• Description of the task
Restate the whole of the material. Keep every word, and drop the pictures.

[Start Records for the exercise]

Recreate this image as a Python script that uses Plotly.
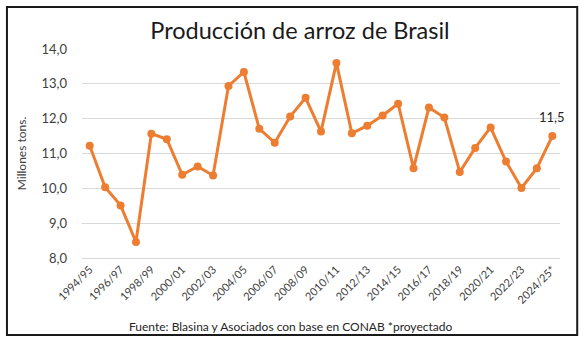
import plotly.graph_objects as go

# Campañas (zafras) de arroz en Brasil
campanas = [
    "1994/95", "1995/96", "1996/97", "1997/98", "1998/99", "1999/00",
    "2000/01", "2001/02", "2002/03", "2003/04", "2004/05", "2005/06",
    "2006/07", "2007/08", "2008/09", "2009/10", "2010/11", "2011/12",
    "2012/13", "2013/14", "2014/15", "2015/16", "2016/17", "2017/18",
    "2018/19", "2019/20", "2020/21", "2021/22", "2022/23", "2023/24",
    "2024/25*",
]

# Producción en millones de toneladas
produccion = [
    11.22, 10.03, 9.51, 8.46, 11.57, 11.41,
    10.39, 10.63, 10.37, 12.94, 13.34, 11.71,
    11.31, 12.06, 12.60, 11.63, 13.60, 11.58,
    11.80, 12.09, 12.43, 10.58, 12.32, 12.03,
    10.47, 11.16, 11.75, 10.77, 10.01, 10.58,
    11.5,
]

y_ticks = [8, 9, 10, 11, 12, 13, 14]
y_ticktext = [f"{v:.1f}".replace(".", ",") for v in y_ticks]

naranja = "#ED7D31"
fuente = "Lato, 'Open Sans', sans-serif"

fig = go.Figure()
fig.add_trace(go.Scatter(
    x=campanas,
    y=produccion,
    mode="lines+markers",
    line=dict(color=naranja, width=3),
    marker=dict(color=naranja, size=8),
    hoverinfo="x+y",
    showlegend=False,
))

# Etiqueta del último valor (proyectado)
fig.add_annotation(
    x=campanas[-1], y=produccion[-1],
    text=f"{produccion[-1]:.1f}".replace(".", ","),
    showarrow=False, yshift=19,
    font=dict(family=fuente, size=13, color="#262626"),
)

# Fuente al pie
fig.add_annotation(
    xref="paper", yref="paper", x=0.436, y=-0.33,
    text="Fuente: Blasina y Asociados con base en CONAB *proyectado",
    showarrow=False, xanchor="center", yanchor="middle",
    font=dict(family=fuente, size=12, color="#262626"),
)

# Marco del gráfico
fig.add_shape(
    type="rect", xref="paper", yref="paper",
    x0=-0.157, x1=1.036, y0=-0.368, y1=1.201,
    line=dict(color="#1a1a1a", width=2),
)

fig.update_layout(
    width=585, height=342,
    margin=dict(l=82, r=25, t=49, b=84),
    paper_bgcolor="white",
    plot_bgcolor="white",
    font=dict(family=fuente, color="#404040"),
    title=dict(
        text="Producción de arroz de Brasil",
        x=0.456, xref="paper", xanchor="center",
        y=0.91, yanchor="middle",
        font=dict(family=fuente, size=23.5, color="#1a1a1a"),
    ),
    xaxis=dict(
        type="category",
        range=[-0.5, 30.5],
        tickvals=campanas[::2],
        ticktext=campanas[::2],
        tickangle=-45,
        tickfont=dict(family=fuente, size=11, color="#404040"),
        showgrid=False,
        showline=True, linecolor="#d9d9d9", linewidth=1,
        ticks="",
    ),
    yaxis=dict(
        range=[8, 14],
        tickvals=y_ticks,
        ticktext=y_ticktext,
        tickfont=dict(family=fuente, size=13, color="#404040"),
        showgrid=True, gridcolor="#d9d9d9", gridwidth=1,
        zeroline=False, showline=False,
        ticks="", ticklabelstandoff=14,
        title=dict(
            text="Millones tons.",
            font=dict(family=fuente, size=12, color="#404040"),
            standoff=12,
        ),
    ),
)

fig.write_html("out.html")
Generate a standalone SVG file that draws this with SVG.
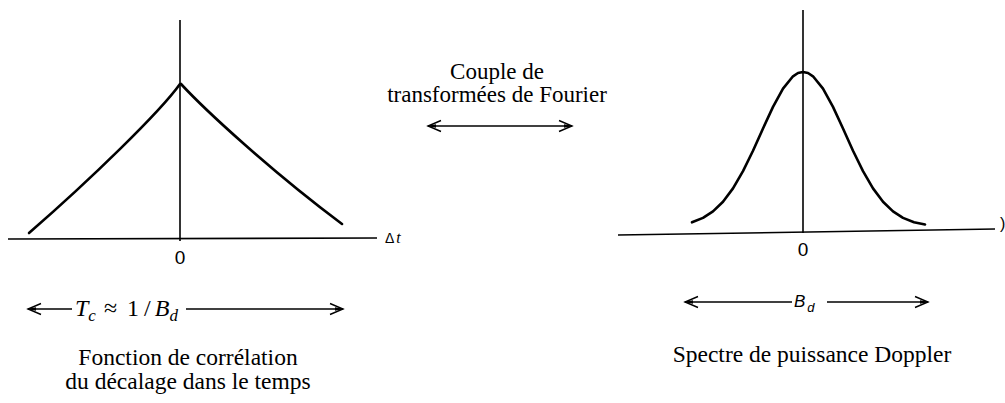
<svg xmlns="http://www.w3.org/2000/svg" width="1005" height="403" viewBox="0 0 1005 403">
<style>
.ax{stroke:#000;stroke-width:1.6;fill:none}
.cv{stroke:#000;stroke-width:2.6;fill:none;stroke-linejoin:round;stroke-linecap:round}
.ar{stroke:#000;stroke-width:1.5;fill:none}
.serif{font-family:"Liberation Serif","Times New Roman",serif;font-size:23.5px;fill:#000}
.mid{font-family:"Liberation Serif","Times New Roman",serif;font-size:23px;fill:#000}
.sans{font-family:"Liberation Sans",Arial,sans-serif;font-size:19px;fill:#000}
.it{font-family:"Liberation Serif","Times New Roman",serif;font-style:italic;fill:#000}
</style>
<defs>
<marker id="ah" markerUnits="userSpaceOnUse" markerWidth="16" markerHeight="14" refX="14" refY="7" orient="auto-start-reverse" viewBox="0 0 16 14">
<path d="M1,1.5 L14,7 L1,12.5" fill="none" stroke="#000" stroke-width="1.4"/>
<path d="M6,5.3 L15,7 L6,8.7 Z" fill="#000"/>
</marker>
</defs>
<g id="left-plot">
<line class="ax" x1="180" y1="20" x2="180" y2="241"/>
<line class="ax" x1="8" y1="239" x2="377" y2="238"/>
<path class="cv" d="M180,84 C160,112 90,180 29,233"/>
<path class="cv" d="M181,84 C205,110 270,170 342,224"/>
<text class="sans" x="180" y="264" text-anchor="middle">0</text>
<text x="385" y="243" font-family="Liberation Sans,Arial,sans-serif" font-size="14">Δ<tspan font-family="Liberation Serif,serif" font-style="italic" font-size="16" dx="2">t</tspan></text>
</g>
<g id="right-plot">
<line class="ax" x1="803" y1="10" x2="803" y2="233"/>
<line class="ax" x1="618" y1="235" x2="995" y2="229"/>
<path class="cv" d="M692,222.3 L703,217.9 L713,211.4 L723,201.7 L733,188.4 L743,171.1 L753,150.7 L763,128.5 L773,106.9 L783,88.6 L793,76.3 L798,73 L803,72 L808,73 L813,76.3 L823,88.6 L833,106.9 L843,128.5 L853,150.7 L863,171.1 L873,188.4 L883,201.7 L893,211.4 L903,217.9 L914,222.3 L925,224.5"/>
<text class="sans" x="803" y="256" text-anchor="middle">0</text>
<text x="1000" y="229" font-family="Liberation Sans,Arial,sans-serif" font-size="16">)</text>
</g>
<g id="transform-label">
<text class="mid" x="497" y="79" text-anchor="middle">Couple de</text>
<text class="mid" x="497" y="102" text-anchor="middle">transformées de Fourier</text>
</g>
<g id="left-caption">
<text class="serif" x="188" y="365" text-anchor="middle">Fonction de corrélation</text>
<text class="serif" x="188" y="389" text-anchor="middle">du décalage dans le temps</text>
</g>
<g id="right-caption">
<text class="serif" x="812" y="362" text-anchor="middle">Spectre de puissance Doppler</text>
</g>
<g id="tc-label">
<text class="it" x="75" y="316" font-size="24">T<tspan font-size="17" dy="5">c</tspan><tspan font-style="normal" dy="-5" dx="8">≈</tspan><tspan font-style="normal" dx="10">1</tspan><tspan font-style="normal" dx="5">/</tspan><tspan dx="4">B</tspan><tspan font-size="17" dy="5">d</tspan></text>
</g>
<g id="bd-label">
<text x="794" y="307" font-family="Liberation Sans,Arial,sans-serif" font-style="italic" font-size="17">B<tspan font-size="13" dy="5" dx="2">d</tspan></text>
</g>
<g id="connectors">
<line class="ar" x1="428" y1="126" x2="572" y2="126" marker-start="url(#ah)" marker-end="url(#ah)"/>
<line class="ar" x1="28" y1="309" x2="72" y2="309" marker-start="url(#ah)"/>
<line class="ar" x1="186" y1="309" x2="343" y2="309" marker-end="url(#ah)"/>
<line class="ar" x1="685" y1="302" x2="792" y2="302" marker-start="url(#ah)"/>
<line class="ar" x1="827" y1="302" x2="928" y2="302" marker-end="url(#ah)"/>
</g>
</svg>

[End Records for the exercise]

• Expected output
Recreate this image as a Python script that uses Plotly.
import plotly.graph_objects as go

# Campañas (zafras) de arroz en Brasil
campanas = [
    "1994/95", "1995/96", "1996/97", "1997/98", "1998/99", "1999/00",
    "2000/01", "2001/02", "2002/03", "2003/04", "2004/05", "2005/06",
    "2006/07", "2007/08", "2008/09", "2009/10", "2010/11", "2011/12",
    "2012/13", "2013/14", "2014/15", "2015/16", "2016/17", "2017/18",
    "2018/19", "2019/20", "2020/21", "2021/22", "2022/23", "2023/24",
    "2024/25*",
]

# Producción en millones de toneladas
produccion = [
    11.22, 10.03, 9.51, 8.46, 11.57, 11.41,
    10.39, 10.63, 10.37, 12.94, 13.34, 11.71,
    11.31, 12.06, 12.60, 11.63, 13.60, 11.58,
    11.80, 12.09, 12.43, 10.58, 12.32, 12.03,
    10.47, 11.16, 11.75, 10.77, 10.01, 10.58,
    11.5,
]

y_ticks = [8, 9, 10, 11, 12, 13, 14]
y_ticktext = [f"{v:.1f}".replace(".", ",") for v in y_ticks]

naranja = "#ED7D31"
fuente = "Lato, 'Open Sans', sans-serif"

fig = go.Figure()
fig.add_trace(go.Scatter(
    x=campanas,
    y=produccion,
    mode="lines+markers",
    line=dict(color=naranja, width=3),
    marker=dict(color=naranja, size=8),
    hoverinfo="x+y",
    showlegend=False,
))

# Etiqueta del último valor (proyectado)
fig.add_annotation(
    x=campanas[-1], y=produccion[-1],
    text=f"{produccion[-1]:.1f}".replace(".", ","),
    showarrow=False, yshift=19,
    font=dict(family=fuente, size=13, color="#262626"),
)

# Fuente al pie
fig.add_annotation(
    xref="paper", yref="paper", x=0.436, y=-0.33,
    text="Fuente: Blasina y Asociados con base en CONAB *proyectado",
    showarrow=False, xanchor="center", yanchor="middle",
    font=dict(family=fuente, size=12, color="#262626"),
)

# Marco del gráfico
fig.add_shape(
    type="rect", xref="paper", yref="paper",
    x0=-0.157, x1=1.036, y0=-0.368, y1=1.201,
    line=dict(color="#1a1a1a", width=2),
)

fig.update_layout(
    width=585, height=342,
    margin=dict(l=82, r=25, t=49, b=84),
    paper_bgcolor="white",
    plot_bgcolor="white",
    font=dict(family=fuente, color="#404040"),
    title=dict(
        text="Producción de arroz de Brasil",
        x=0.456, xref="paper", xanchor="center",
        y=0.91, yanchor="middle",
        font=dict(family=fuente, size=23.5, color="#1a1a1a"),
    ),
    xaxis=dict(
        type="category",
        range=[-0.5, 30.5],
        tickvals=campanas[::2],
        ticktext=campanas[::2],
        tickangle=-45,
        tickfont=dict(family=fuente, size=11, color="#404040"),
        showgrid=False,
        showline=True, linecolor="#d9d9d9", linewidth=1,
        ticks="",
    ),
    yaxis=dict(
        range=[8, 14],
        tickvals=y_ticks,
        ticktext=y_ticktext,
        tickfont=dict(family=fuente, size=13, color="#404040"),
        showgrid=True, gridcolor="#d9d9d9", gridwidth=1,
        zeroline=False, showline=False,
        ticks="", ticklabelstandoff=14,
        title=dict(
            text="Millones tons.",
            font=dict(family=fuente, size=12, color="#404040"),
            standoff=12,
        ),
    ),
)

fig.write_html("out.html")
Generate a standalone SVG file that draws this with SVG.
<svg xmlns="http://www.w3.org/2000/svg" width="1005" height="403" viewBox="0 0 1005 403">
<style>
.ax{stroke:#000;stroke-width:1.6;fill:none}
.cv{stroke:#000;stroke-width:2.6;fill:none;stroke-linejoin:round;stroke-linecap:round}
.ar{stroke:#000;stroke-width:1.5;fill:none}
.serif{font-family:"Liberation Serif","Times New Roman",serif;font-size:23.5px;fill:#000}
.mid{font-family:"Liberation Serif","Times New Roman",serif;font-size:23px;fill:#000}
.sans{font-family:"Liberation Sans",Arial,sans-serif;font-size:19px;fill:#000}
.it{font-family:"Liberation Serif","Times New Roman",serif;font-style:italic;fill:#000}
</style>
<defs>
<marker id="ah" markerUnits="userSpaceOnUse" markerWidth="16" markerHeight="14" refX="14" refY="7" orient="auto-start-reverse" viewBox="0 0 16 14">
<path d="M1,1.5 L14,7 L1,12.5" fill="none" stroke="#000" stroke-width="1.4"/>
<path d="M6,5.3 L15,7 L6,8.7 Z" fill="#000"/>
</marker>
</defs>
<g id="left-plot">
<line class="ax" x1="180" y1="20" x2="180" y2="241"/>
<line class="ax" x1="8" y1="239" x2="377" y2="238"/>
<path class="cv" d="M180,84 C160,112 90,180 29,233"/>
<path class="cv" d="M181,84 C205,110 270,170 342,224"/>
<text class="sans" x="180" y="264" text-anchor="middle">0</text>
<text x="385" y="243" font-family="Liberation Sans,Arial,sans-serif" font-size="14">Δ<tspan font-family="Liberation Serif,serif" font-style="italic" font-size="16" dx="2">t</tspan></text>
</g>
<g id="right-plot">
<line class="ax" x1="803" y1="10" x2="803" y2="233"/>
<line class="ax" x1="618" y1="235" x2="995" y2="229"/>
<path class="cv" d="M692,222.3 L703,217.9 L713,211.4 L723,201.7 L733,188.4 L743,171.1 L753,150.7 L763,128.5 L773,106.9 L783,88.6 L793,76.3 L798,73 L803,72 L808,73 L813,76.3 L823,88.6 L833,106.9 L843,128.5 L853,150.7 L863,171.1 L873,188.4 L883,201.7 L893,211.4 L903,217.9 L914,222.3 L925,224.5"/>
<text class="sans" x="803" y="256" text-anchor="middle">0</text>
<text x="1000" y="229" font-family="Liberation Sans,Arial,sans-serif" font-size="16">)</text>
</g>
<g id="transform-label">
<text class="mid" x="497" y="79" text-anchor="middle">Couple de</text>
<text class="mid" x="497" y="102" text-anchor="middle">transformées de Fourier</text>
</g>
<g id="left-caption">
<text class="serif" x="188" y="365" text-anchor="middle">Fonction de corrélation</text>
<text class="serif" x="188" y="389" text-anchor="middle">du décalage dans le temps</text>
</g>
<g id="right-caption">
<text class="serif" x="812" y="362" text-anchor="middle">Spectre de puissance Doppler</text>
</g>
<g id="tc-label">
<text class="it" x="75" y="316" font-size="24">T<tspan font-size="17" dy="5">c</tspan><tspan font-style="normal" dy="-5" dx="8">≈</tspan><tspan font-style="normal" dx="10">1</tspan><tspan font-style="normal" dx="5">/</tspan><tspan dx="4">B</tspan><tspan font-size="17" dy="5">d</tspan></text>
</g>
<g id="bd-label">
<text x="794" y="307" font-family="Liberation Sans,Arial,sans-serif" font-style="italic" font-size="17">B<tspan font-size="13" dy="5" dx="2">d</tspan></text>
</g>
<g id="connectors">
<line class="ar" x1="428" y1="126" x2="572" y2="126" marker-start="url(#ah)" marker-end="url(#ah)"/>
<line class="ar" x1="28" y1="309" x2="72" y2="309" marker-start="url(#ah)"/>
<line class="ar" x1="186" y1="309" x2="343" y2="309" marker-end="url(#ah)"/>
<line class="ar" x1="685" y1="302" x2="792" y2="302" marker-start="url(#ah)"/>
<line class="ar" x1="827" y1="302" x2="928" y2="302" marker-end="url(#ah)"/>
</g>
</svg>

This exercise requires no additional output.